Reflecting on identity and memory
Another new acquisition on view is Glenn Ligon’s series “Runaways,” created in 1993. In it, Ligon, who is Black, considers antebellum newspaper ads of slave owners looking for runaway slaves but substitutes himself as the missing figure. The original ads focused mostly on the person’s physical traits. Ligon asked his friends to describe him for these pieces, and they delved into his personality, not just his physicality.
The pieces “really make us reflect on identity and American memory,” Lansing says.
Surrealism and Warhol
Lansing says that Flo Gris’s collection has not been strong in terms of Surrealism, but there are two new works by Varujan Boghosian. Lansing says they are very “open-ended in the way that they combine objects and encourage viewers to respond to them.”
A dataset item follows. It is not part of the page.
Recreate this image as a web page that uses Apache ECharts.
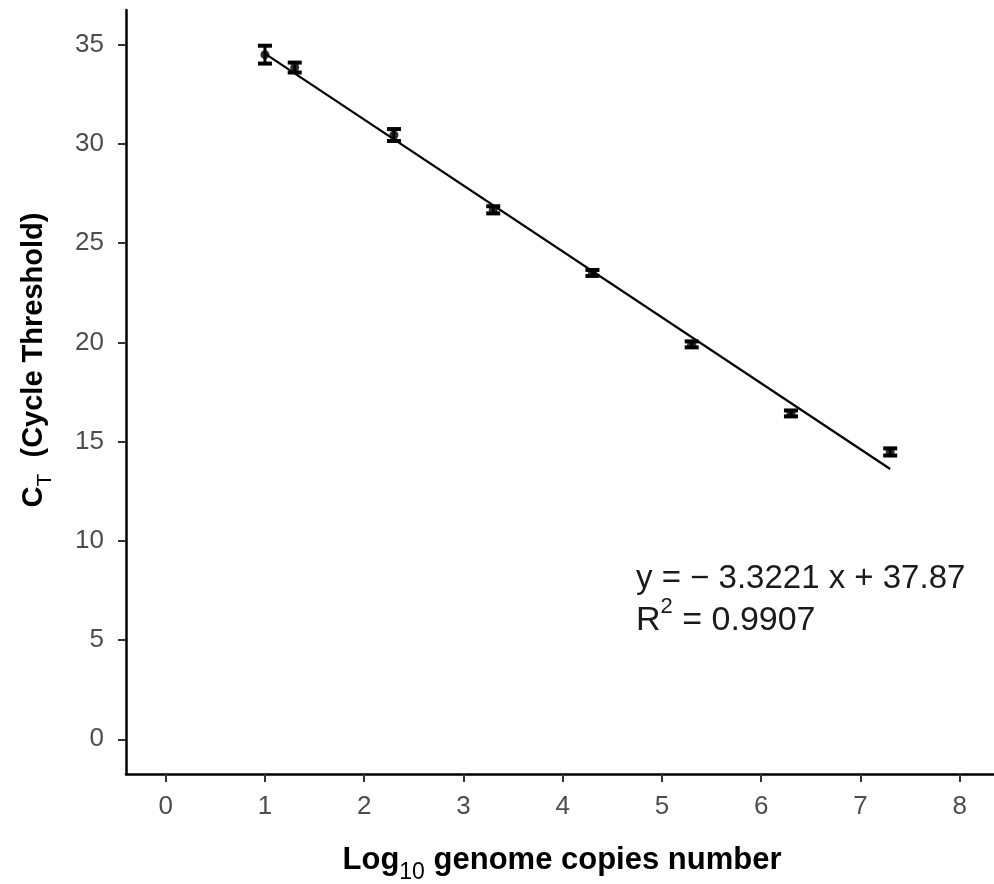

One is a wooden hat mold with metal nails. It’s a Surrealist object that, according to the exhibition text, prompts viewers’ imaginations “to consider the placement of things in unusual or uncomfortable scenarios. In the 1930s, many Surrealist artists turned to their subconscious for inspiration and began combining objects in ways that challenged reason, which could be playful or menacing. In this piece, Boghosian’s placement of nails on a ‘head’ may conjure feelings of fear, discomfort, or pain. In another sense, the nails take on the quality of hair, or recall global traditions of tattoo and piercing.”
Also included in the exhibition: a work by Leo Jensen, who did the sculptures of the frogs for the now-famous bridge in Willimantic. It’s the pop artist’s mixed-media piece “Make Way for Yesterday,” which is a Surreal take on memory.
Appearing in the American Dream section of the show is Andy Warhol’s “Birmingham Race Riot,” which is from a portfolio of prints done in the 1960s called “X + X (Ten Works by Ten Painters)” that the Wadsworth Atheneum published. This exhibition marks the first time something from that portfolio has been shown at Flo Gris, which acquired the print in 2019.
Warhol based the print on a 1963 photograph by Charles Moore of police attacking non-violent demonstrators in Birmingham, Alabama, who were protesting segregation.
“Warhol adjusted the source image, focusing on the Black man besieged by police dogs, but also reversing and blurring the composition. Those changes downplay the immediacy of the crackdown, perhaps acknowledging that the cruelty depicted went beyond this incident. To highlight that history, Warhol titled the print ‘Race Riot,’ a term typically applied to white violence against Blacks,” the exhibition text states.
Two large portraits in the first gallery are also recent acquisitions. One features a bride in her wedding dress and is titled “Margaret Daisy Gerow (Mrs. A. Phimister Proctor), Portrait in Wedding Dress.” Robert W. Vonnoh painted this in 1893 as Margaret “Mody” Daisy Gerow was preparing to wed sculptor A. Phimister Proctor.
Gerow was an artist, too, and the exhibition text notes, “Like many women of her time, Gerow would set aside her own art career to support Proctor’s work as a leading sculptor of animals, traveling with him to Paris not long after this portrait was painted.” In eras including this one, “women were encouraged to dream of marriage and motherhood as ultimate aspirations.”
Another portrait shows a mother and daughter sewing in John Christen Johansen’s “In the Sewing Room.”
“It reflects on this kind of intergenerational transmission of knowledge, the way that memories get passed down in a family,” Lansing says.
The themes of dreams and memories allowed Flo Gris to display next to each other very different artworks from the museum’s collection.
“Those juxtapositions can be really interesting to people, and just like dreams draw from everywhere and have a kind of eclecticism to them, we thought that having the show reflect that kind of eclecticism is really appropriate to the topic,” Lansing says.